Esta novela, Las tribulaciones de un chino en China, es una de las pocas, quizás la única, de las novelas de Julio Verne que no devoré siendo niño, quitándole horas al sueño y condenándome a la ataraxia zombie en las primeras horas de la era egebeiana. Después renacía, cual ave fénix, a media mañana, calentado quizás por el sol andaluz, que me concedía, día a día, la pagana absolución por mis excesos lectores.
La mayor parte de la novela no me ha gustado demasiado, para que vamos a andar con medias tintas y anacolutos socialdemócratas.
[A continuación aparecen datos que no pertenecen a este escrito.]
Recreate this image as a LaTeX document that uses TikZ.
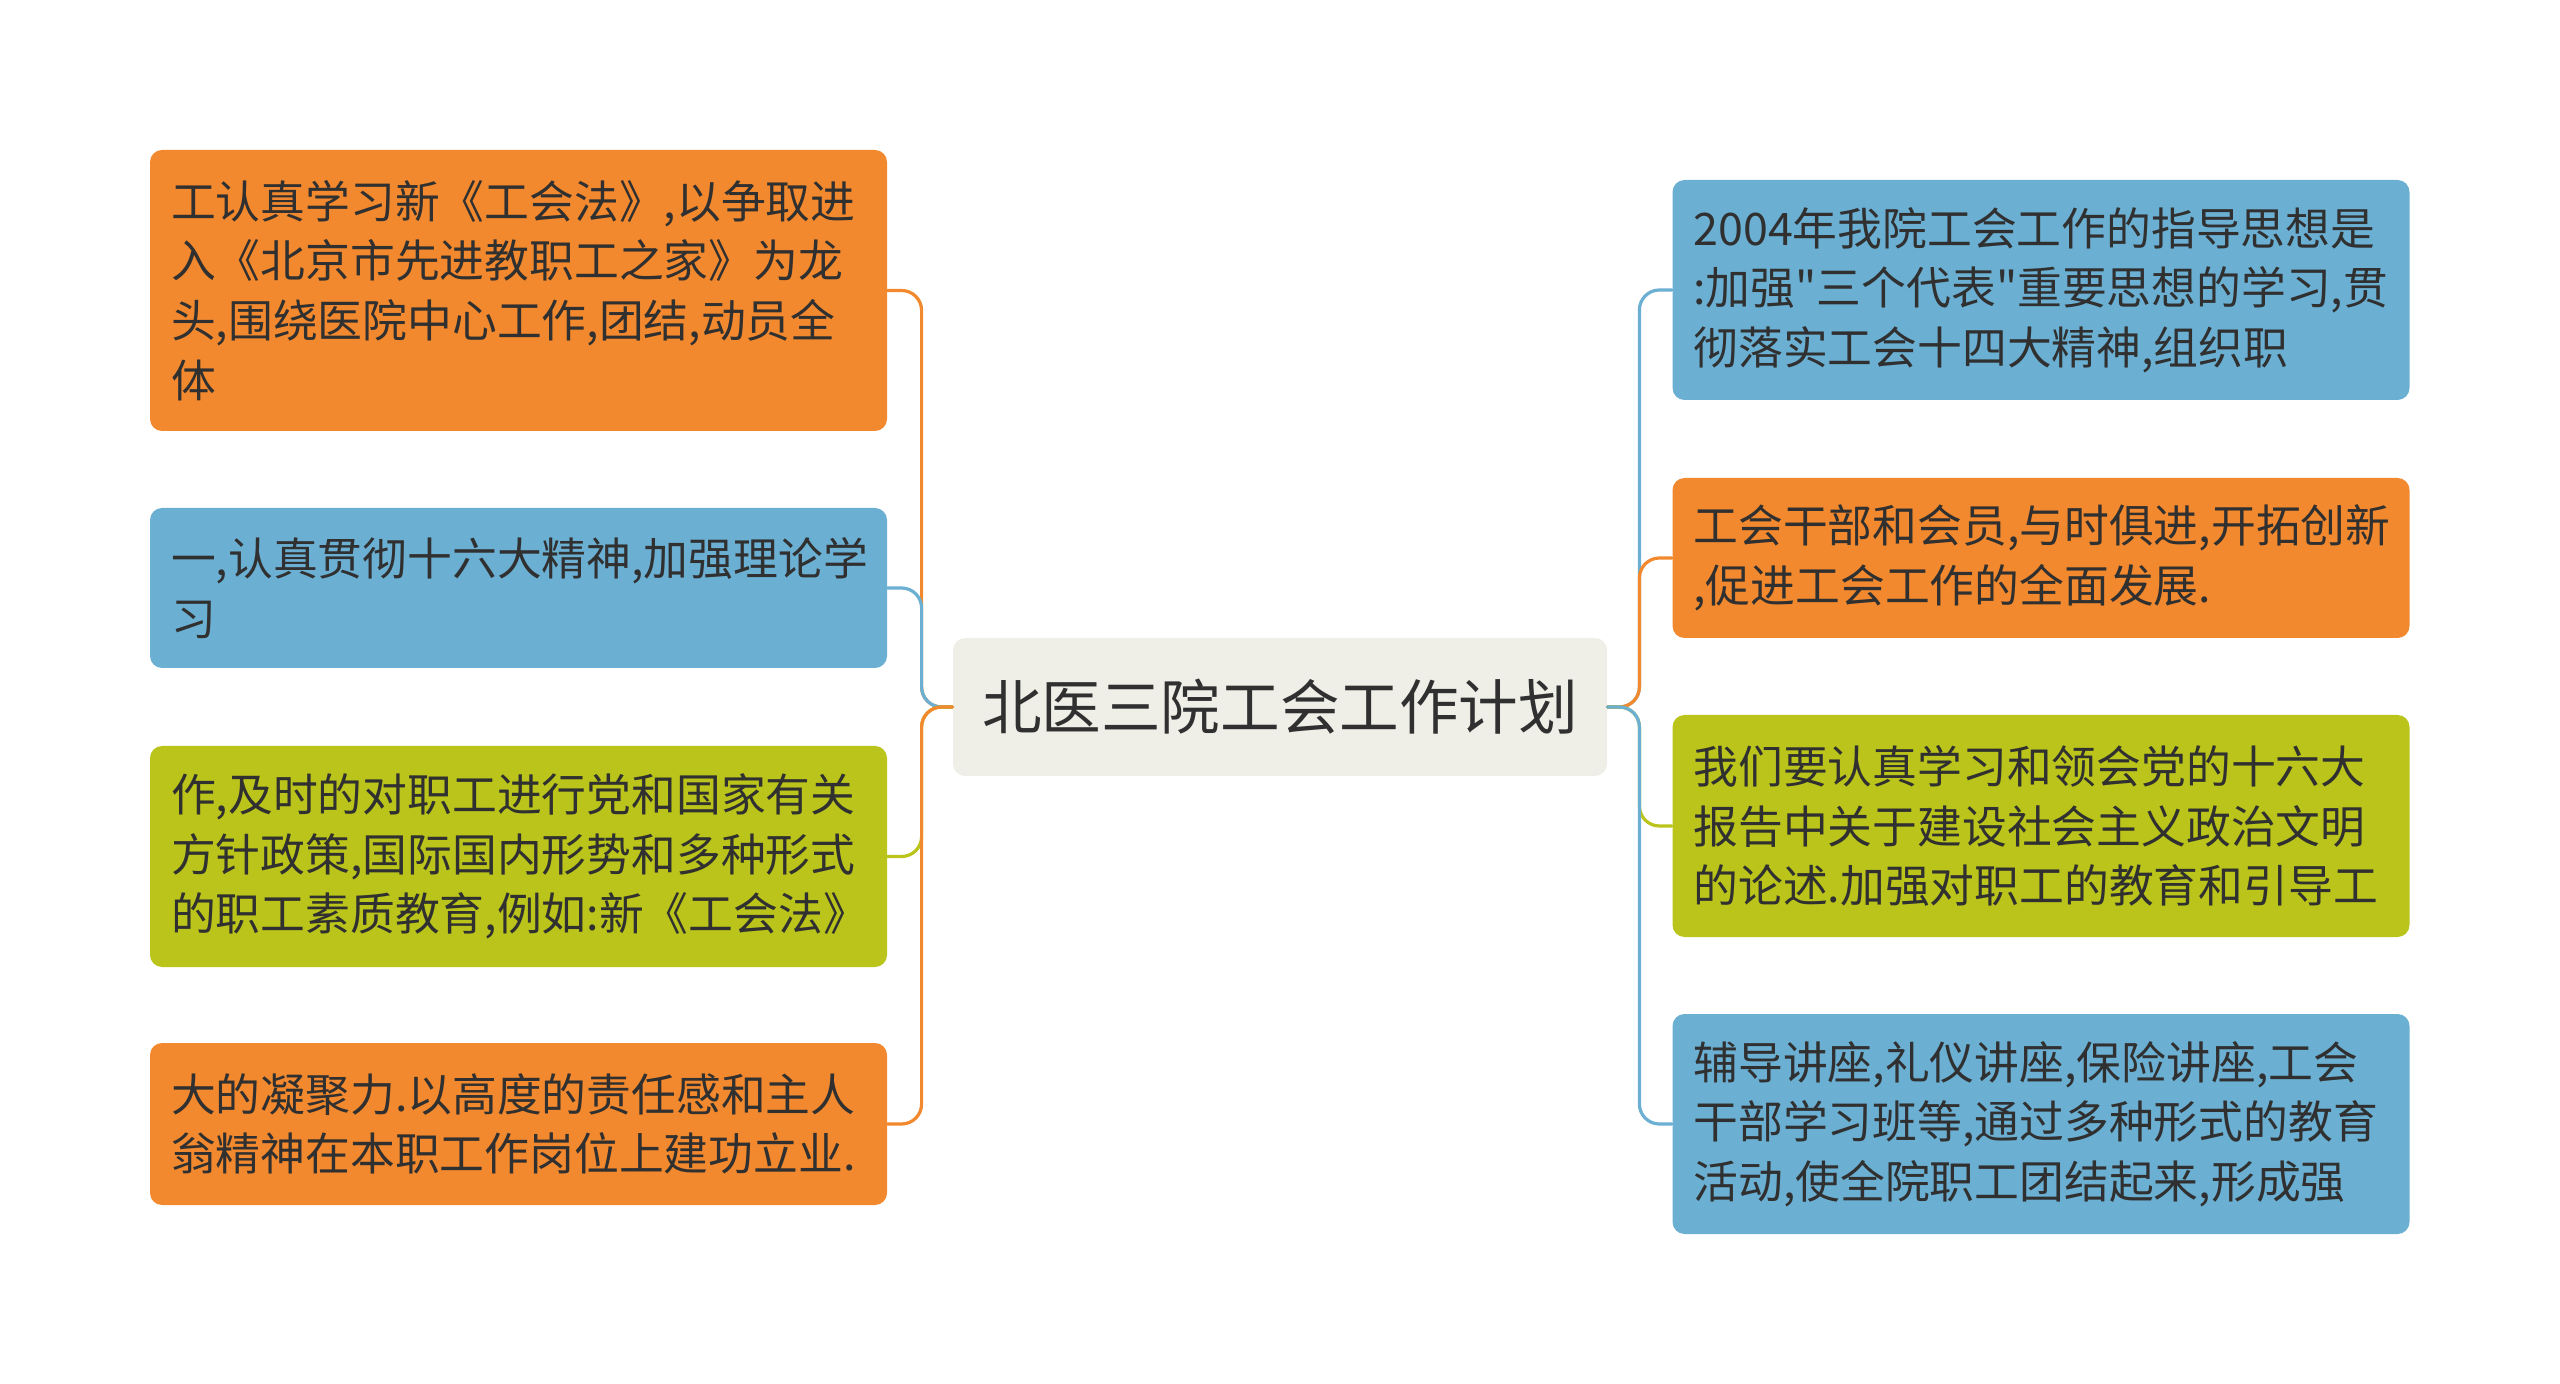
\documentclass[tikz,border=0pt]{standalone}
\usepackage{fontspec}
\setmainfont{Noto Sans CJK SC}[Ligatures=TeXOff]
\definecolor{cam}{RGB}{242,137,46}
\definecolor{lam}{RGB}{107,175,210}
\definecolor{la}{RGB}{186,196,26}
\definecolor{nen}{RGB}{239,239,232}
\definecolor{chu}{RGB}{48,48,48}
\begin{document}
\begin{tikzpicture}[x=0.5pt,y=-0.5pt,line cap=round,line join=round,
    hop/.style={rounded corners=6pt,inner xsep=10.5pt,inner ysep=0pt,text width=347.5pt,align=left,
      minimum width=368.5pt,text=chu,font=\fontsize{22.4}{29.8}\selectfont},
    noi/.style={line width=1.6pt,rounded corners=10pt}]
    \useasboundingbox (0,0) rectangle (2560,1384);
    % nut giua
    \node[fill=nen,rounded corners=6pt,minimum width=327pt,minimum height=69pt,text=chu,
      font=\fontsize{29.8}{35}\selectfont] (c) at (1280,707) {北医三院工会工作计划};
    % ben trai
    \node[hop,fill=cam,minimum height=140.5pt] (l1) at (518.5,290.5) {工认真学习新《工会法》,以争取进\\入《北京市先进教职工之家》为龙\\头,围绕医院中心工作,团结,动员全\\体};
    \node[hop,fill=lam,minimum height=80pt] (l2) at (518.5,588) {一,认真贯彻十六大精神,加强理论学\\习};
    \node[hop,fill=la,minimum height=110.5pt] (l3) at (518.5,856.5) {作,及时的对职工进行党和国家有关\\方针政策,国际国内形势和多种形式\\的职工素质教育,例如:新《工会法》};
    \node[hop,fill=cam,minimum height=81pt] (l4) at (518.5,1124) {大的凝聚力.以高度的责任感和主人\\翁精神在本职工作岗位上建功立业.};
    % ben phai
    \node[hop,fill=lam,minimum height=110pt] (r1) at (2041,290) {2004年我院工会工作的指导思想是\\:加强"三个代表"重要思想的学习,贯\\彻落实工会十四大精神,组织职};
    \node[hop,fill=cam,minimum height=80pt] (r2) at (2041,558) {工会干部和会员,与时俱进,开拓创新\\,促进工会工作的全面发展.};
    \node[hop,fill=la,minimum height=111pt] (r3) at (2041,826) {我们要认真学习和领会党的十六大\\报告中关于建设社会主义政治文明\\的论述.加强对职工的教育和引导工};
    \node[hop,fill=lam,minimum height=110pt] (r4) at (2041,1124) {辅导讲座,礼仪讲座,保险讲座,工会\\干部学习班等,通过多种形式的教育\\活动,使全院职工团结起来,形成强};
    % duong noi
    \draw[noi,cam] (c.west) -- ++(-31,0) |- (l1.east);
    \draw[noi,lam] (c.west) -- ++(-31,0) |- (l2.east);
    \draw[noi,la] (c.west) -- ++(-31,0) |- (l3.east);
    \draw[noi,cam] (c.west) -- ++(-31,0) |- (l4.east);
    \draw[noi,lam] (c.east) -- ++(32,0) |- (r1.west);
    \draw[noi,cam] (c.east) -- ++(32,0) |- (r2.west);
    \draw[noi,la] (c.east) -- ++(32,0) |- (r3.west);
    \draw[noi,lam] (c.east) -- ++(32,0) |- (r4.west);
\end{tikzpicture}
\end{document}
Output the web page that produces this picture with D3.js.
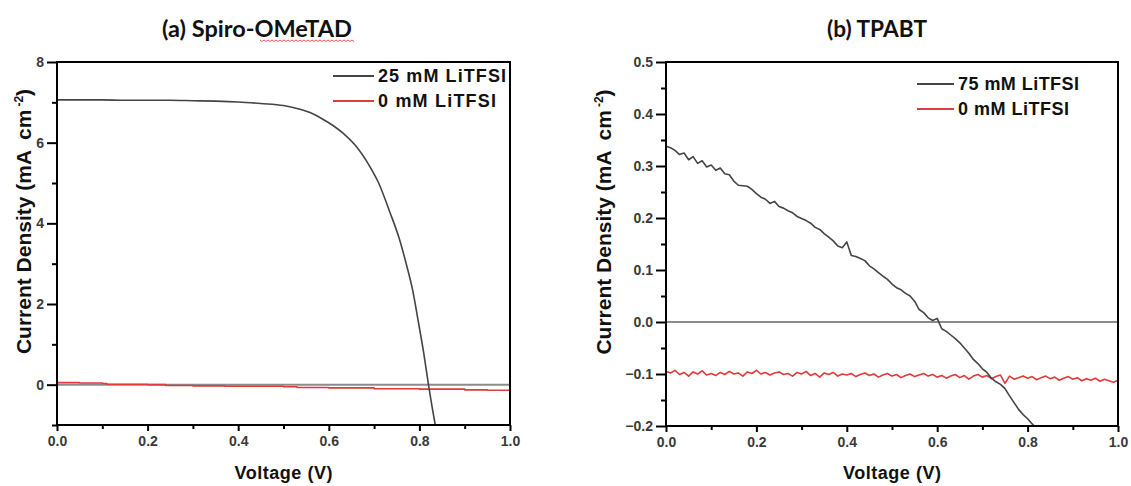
<!DOCTYPE html>
<html>
<head>
<meta charset="utf-8">
<script src="https://cdn.jsdelivr.net/npm/d3@7"></script>
<style>
  body { margin: 0; background: #fff; }
  svg { display: block; }
</style>
</head>
<body>
<svg id="chart" width="1131" height="486"></svg>
<script>
// (a) Spiro-OMeTAD
let spiroVolts25 = [0, 0.05, 0.1, 0.15, 0.2, 0.25, 0.3, 0.35, 0.4, 0.45, 0.5, 0.536, 0.56, 0.584, 0.61, 0.632,
  0.658, 0.691, 0.71, 0.735, 0.755, 0.772, 0.785, 0.797, 0.81, 0.82, 0.828, 0.835];
let spiro25 = [7.06, 7.06, 7.06, 7.05, 7.05, 7.05, 7.04, 7.03, 7.01, 6.97, 6.92, 6.83, 6.74, 6.6, 6.42, 6.23,
  5.94, 5.4, 5.0, 4.27, 3.64, 2.95, 2.35, 1.6, 0.75, 0.0, -0.55, -1.0];
let spiroVolts0 = [0, 0.05, 0.1, 0.11, 0.2, 0.24, 0.3, 0.37, 0.4, 0.5, 0.53, 0.6, 0.7, 0.75, 0.8, 0.9, 0.95, 1.0];
let spiro0 = [0.05, 0.04, 0.03, 0.01, 0.0, -0.02, -0.03, -0.04, -0.04, -0.05, -0.07, -0.08, -0.1, -0.1, -0.11,
  -0.13, -0.14, -0.14];

// (b) TPABT, one voltage list shared by both sweeps
let tpabtVolts = [0.00, 0.01, 0.02, 0.03, 0.04, 0.05, 0.06, 0.07, 0.08, 0.09,
  0.10, 0.11, 0.12, 0.13, 0.14, 0.15, 0.16, 0.17, 0.18, 0.19,
  0.20, 0.21, 0.22, 0.23, 0.24, 0.25, 0.26, 0.27, 0.28, 0.29,
  0.30, 0.31, 0.32, 0.33, 0.34, 0.35, 0.36, 0.37, 0.38, 0.39,
  0.40, 0.41, 0.42, 0.43, 0.44, 0.45, 0.46, 0.47, 0.48, 0.49,
  0.50, 0.51, 0.52, 0.53, 0.54, 0.55, 0.56, 0.57, 0.58, 0.59,
  0.60, 0.61, 0.62, 0.63, 0.64, 0.65, 0.66, 0.67, 0.68, 0.69,
  0.70, 0.71, 0.72, 0.73, 0.74, 0.75, 0.76, 0.77, 0.78, 0.79,
  0.80, 0.81, 0.82, 0.83, 0.84, 0.85, 0.86, 0.87, 0.88, 0.89,
  0.90, 0.91, 0.92, 0.93, 0.94, 0.95, 0.96, 0.97, 0.98, 0.99, 1.00];
let tpabt75 = [0.338, 0.335, 0.330, 0.322, 0.325, 0.312, 0.318, 0.305, 0.310, 0.298,
  0.302, 0.292, 0.296, 0.285, 0.283, 0.271, 0.263, 0.262, 0.261, 0.255,
  0.247, 0.240, 0.236, 0.228, 0.232, 0.222, 0.219, 0.214, 0.210, 0.203,
  0.199, 0.195, 0.190, 0.182, 0.178, 0.170, 0.163, 0.156, 0.146, 0.143,
  0.154, 0.128, 0.126, 0.122, 0.118, 0.108, 0.102, 0.095, 0.088, 0.082,
  0.073, 0.066, 0.062, 0.055, 0.050, 0.040, 0.024, 0.018, 0.008, 0.003,
  0.007, -0.013, -0.018, -0.025, -0.032, -0.040, -0.050, -0.060, -0.072, -0.080,
  -0.090, -0.097, -0.108, -0.115, -0.120, -0.128, -0.142, -0.155, -0.168, -0.178,
  -0.186, -0.196, -0.204];
let tpabt0 = [-0.095, -0.098, -0.093, -0.101, -0.097, -0.104, -0.096, -0.100, -0.094, -0.102,
  -0.099, -0.103, -0.097, -0.101, -0.095, -0.100, -0.098, -0.104, -0.096, -0.099,
  -0.093, -0.100, -0.097, -0.102, -0.098, -0.096, -0.101, -0.099, -0.104, -0.097,
  -0.100, -0.095, -0.103, -0.099, -0.106, -0.098, -0.101, -0.097, -0.104, -0.100,
  -0.102, -0.099, -0.105, -0.101, -0.098, -0.103, -0.100, -0.106, -0.102, -0.099,
  -0.104, -0.101, -0.107, -0.103, -0.100, -0.105, -0.102, -0.099, -0.104, -0.101,
  -0.106, -0.103, -0.108, -0.104, -0.101, -0.107, -0.103, -0.110, -0.104, -0.101,
  -0.106, -0.103, -0.109, -0.105, -0.102, -0.118, -0.104, -0.110, -0.107, -0.104,
  -0.108, -0.105, -0.111, -0.107, -0.104, -0.109, -0.106, -0.112, -0.108, -0.105,
  -0.110, -0.107, -0.113, -0.109, -0.112, -0.108, -0.114, -0.110, -0.113, -0.116, -0.112];

let xMajor = [0, 0.2, 0.4, 0.6, 0.8, 1.0];
let xMinor = [0.1, 0.3, 0.5, 0.7, 0.9];
let spiroYMajor = [0, 2, 4, 6, 8];
let spiroYMinor = [-1, 1, 3, 5, 7];
let tpabtYMajor = [-0.2, -0.1, 0, 0.1, 0.2, 0.3, 0.4, 0.5];
let tpabtYMinor = [-0.15, -0.05, 0.05, 0.15, 0.25, 0.35, 0.45];

(function() {
  let svg = d3.select('#chart');
  svg.append('rect').attr('width', 1131).attr('height', 486).attr('fill', '#fff');

  let panels = [
    {
      id: 'a', title: '(a) Spiro-OMeTAD', titleX: 257, titleLen: 190,
      left: 57, right: 510, top: 62, bottom: 425,
      yDomain: [-1, 8], yMajor: spiroYMajor, yMinor: spiroYMinor, yFormat: d3.format('d'),
      yTitleX: 24,
      series: [
        { label: '25 mM LiTFSI', color: '#454545', pts: spiroVolts25.map((v, i) => [v, spiro25[i]]), curve: d3.curveMonotoneX },
        { label: '0 mM LiTFSI', color: '#e03a3a', pts: spiroVolts0.map((v, i) => [v, spiro0[i]]), curve: d3.curveStepAfter }
      ],
      legendX: 333, legendLineLen: 41, legendY: 76, legendTextLen: 128
    },
    {
      id: 'b', title: '(b) TPABT', titleX: 877, titleLen: 100,
      left: 666, right: 1118, top: 62, bottom: 426,
      yDomain: [-0.2, 0.5], yMajor: tpabtYMajor, yMinor: tpabtYMinor, yFormat: d3.format('.1f'),
      yTitleX: 604,
      series: [
        { label: '75 mM LiTFSI', color: '#454545', pts: tpabt75.map((j, i) => [tpabtVolts[i], j]), curve: d3.curveLinear },
        { label: '0 mM LiTFSI', color: '#e03a3a', pts: tpabt0.map((j, i) => [tpabtVolts[i], j]), curve: d3.curveLinear }
      ],
      legendX: 917, legendLineLen: 37, legendY: 84, legendTextLen: 121
    }
  ];

  panels.forEach(drawPanel);

  function drawPanel(p) {
    let x = d3.scaleLinear().domain([0, 1]).range([p.left, p.right]);
    let y = d3.scaleLinear().domain(p.yDomain).range([p.bottom, p.top]);
    let g = svg.append('g').attr('class', 'panel-' + p.id);

    // clip curves to the frame
    g.append('clipPath').attr('id', 'clip-' + p.id)
      .append('rect')
        .attr('x', p.left).attr('y', p.top)
        .attr('width', p.right - p.left).attr('height', p.bottom - p.top);

    // zero line
    g.append('line')
      .attr('x1', p.left).attr('x2', p.right)
      .attr('y1', y(0)).attr('y2', y(0))
      .attr('stroke', '#8c8c8c')
      .attr('stroke-width', 2);

    let plot = g.append('g').attr('clip-path', `url(#clip-${p.id})`);
    p.series.slice().reverse().forEach((s) => {
      let line = d3.line().x((d) => x(d[0])).y((d) => y(d[1])).curve(s.curve);
      plot.append('path')
        .attr('d', line(s.pts))
        .attr('fill', 'none')
        .attr('stroke', s.color)
        .attr('stroke-width', 1.6)
        .attr('stroke-linejoin', 'round');
    });

    //
    // Axes
    //
    let tickFont = (sel) => sel.selectAll('text')
      .attr('font-family', '"Liberation Sans", Arial, sans-serif')
      .attr('font-weight', 'bold')
      .attr('font-size', 14)
      .attr('fill', '#3a3a3a');

    let xAxis = g.append('g')
      .attr('transform', `translate(0,${p.bottom})`)
      .call(d3.axisBottom(x).tickValues(xMajor).tickFormat(d3.format('.1f')).tickSizeInner(6).tickSizeOuter(0).tickPadding(5));
    xAxis.call(tickFont);
    g.append('g')
      .attr('transform', `translate(0,${p.bottom})`)
      .call(d3.axisBottom(x).tickValues(xMinor).tickFormat('').tickSizeInner(4).tickSizeOuter(0));

    let yAxis = g.append('g')
      .attr('transform', `translate(${p.left},0)`)
      .call(d3.axisLeft(y).tickValues(p.yMajor).tickFormat(p.yFormat).tickSizeInner(10).tickSizeOuter(0).tickPadding(3));
    yAxis.call(tickFont);
    g.append('g')
      .attr('transform', `translate(${p.left},0)`)
      .call(d3.axisLeft(y).tickValues(p.yMinor).tickFormat('').tickSizeInner(5).tickSizeOuter(0));

    g.selectAll('.domain').remove();
    g.selectAll('.tick line').attr('stroke', '#000').attr('stroke-width', 2);

    // frame
    g.append('rect')
      .attr('x', p.left).attr('y', p.top)
      .attr('width', p.right - p.left).attr('height', p.bottom - p.top)
      .attr('fill', 'none')
      .attr('stroke', '#000')
      .attr('stroke-width', 2);

    //
    // Titles
    //
    g.append('text')
      .attr('x', p.titleX).attr('y', 28)
      .attr('text-anchor', 'middle')
      .attr('dominant-baseline', 'central')
      .attr('font-family', 'Lato, "Open Sans", sans-serif')
      .attr('font-weight', 'bold')
      .attr('font-size', 22)
      .attr('fill', '#111')
      .attr('textLength', p.titleLen)
      .attr('lengthAdjust', 'spacingAndGlyphs')
      .text(p.title);

    if (p.id === 'a') {
      // spell-check squiggle under "OMeTAD"
      let squiggle = d3.path();
      squiggle.moveTo(260, 40);
      for (let sx = 260, k = 0; sx < 353; sx += 2, k++) {
        squiggle.lineTo(sx + 2, k % 2 ? 40 : 41.5);
      }
      g.append('path')
        .attr('d', squiggle.toString())
        .attr('fill', 'none')
        .attr('stroke', '#e03030')
        .attr('stroke-width', 0.8);
    }

    g.append('text')
      .attr('x', (p.left + p.right) / 2).attr('y', 473)
      .attr('text-anchor', 'middle')
      .attr('dominant-baseline', 'central')
      .attr('font-family', '"Liberation Sans", Arial, sans-serif')
      .attr('font-weight', 'bold')
      .attr('font-size', 18)
      .attr('fill', '#111')
      .attr('textLength', 98)
      .text('Voltage (V)');

    // y title, with the wide gap before "cm" like the original
    let yTitle = g.append('text')
      .attr('transform', `translate(${p.yTitleX + 7},${(p.top + p.bottom) / 2 - 22}) rotate(-90)`)
      .attr('text-anchor', 'middle')
      .attr('font-family', '"Liberation Sans", Arial, sans-serif')
      .attr('font-weight', 'bold')
      .attr('font-size', 21)
      .attr('fill', '#111');
    yTitle.append('tspan').text('Current Density (mA');
    yTitle.append('tspan').attr('dx', 10).text('cm');
    yTitle.append('tspan')
      .attr('font-size', 12)
      .attr('dx', 3)
      .attr('baseline-shift', '70%')
      .text('-2');
    yTitle.append('tspan').text(')');

    //
    // Legend
    //
    let legend = g.append('g').attr('class', 'legend');
    p.series.forEach((s, i) => {
      let ly = p.legendY + i * 25;
      legend.append('line')
        .attr('x1', p.legendX).attr('x2', p.legendX + p.legendLineLen)
        .attr('y1', ly).attr('y2', ly)
        .attr('stroke', s.color)
        .attr('stroke-width', 2);
      let t = legend.append('text')
        .attr('x', p.legendX + p.legendLineLen + 4).attr('y', ly)
        .attr('dominant-baseline', 'central')
        .attr('font-family', '"Liberation Sans Narrow", "Liberation Sans", Arial, sans-serif')
        .attr('font-weight', 'bold')
        .attr('font-size', 18)
        .attr('fill', '#111')
        .text(s.label);
      let len = p.legendTextLen - (i ? 10 : 0);
      t.attr('textLength', len).attr('lengthAdjust', 'spacing');
    });
  }
})();
</script>
</body>
</html>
Este canasto chino está formado por los mimbres de un repaso abrumador por la geografía, historia, usos y costumbres chinas y por otra parte la filosofía: confucionista, taoísta y budista, que imperaban e imperan en el Celeste Imperio. Estos son sus fundamentos, su basamento, al que se ha añadido con pegamento una serie de personajes que discurren por el esquema narrativo del autor, el protagonista Fung-Ho, el filósofo Wang, el siervo Sun, los escoltas Fry and Craig, y que sirven de pretexto para mostrar la extensa documentación subyacente de la novela.
Los personajes están pobremente construidos, porque lo importante es mostrar China al lector francés de la época, a través de las peripecias y tribulaciones de Fung-Ho, que no es poco. Lo importante es mostrar el camino, las maravillas y rarezas chinas a ojos de un occidental, de un bárbaro, que dirian los chinos.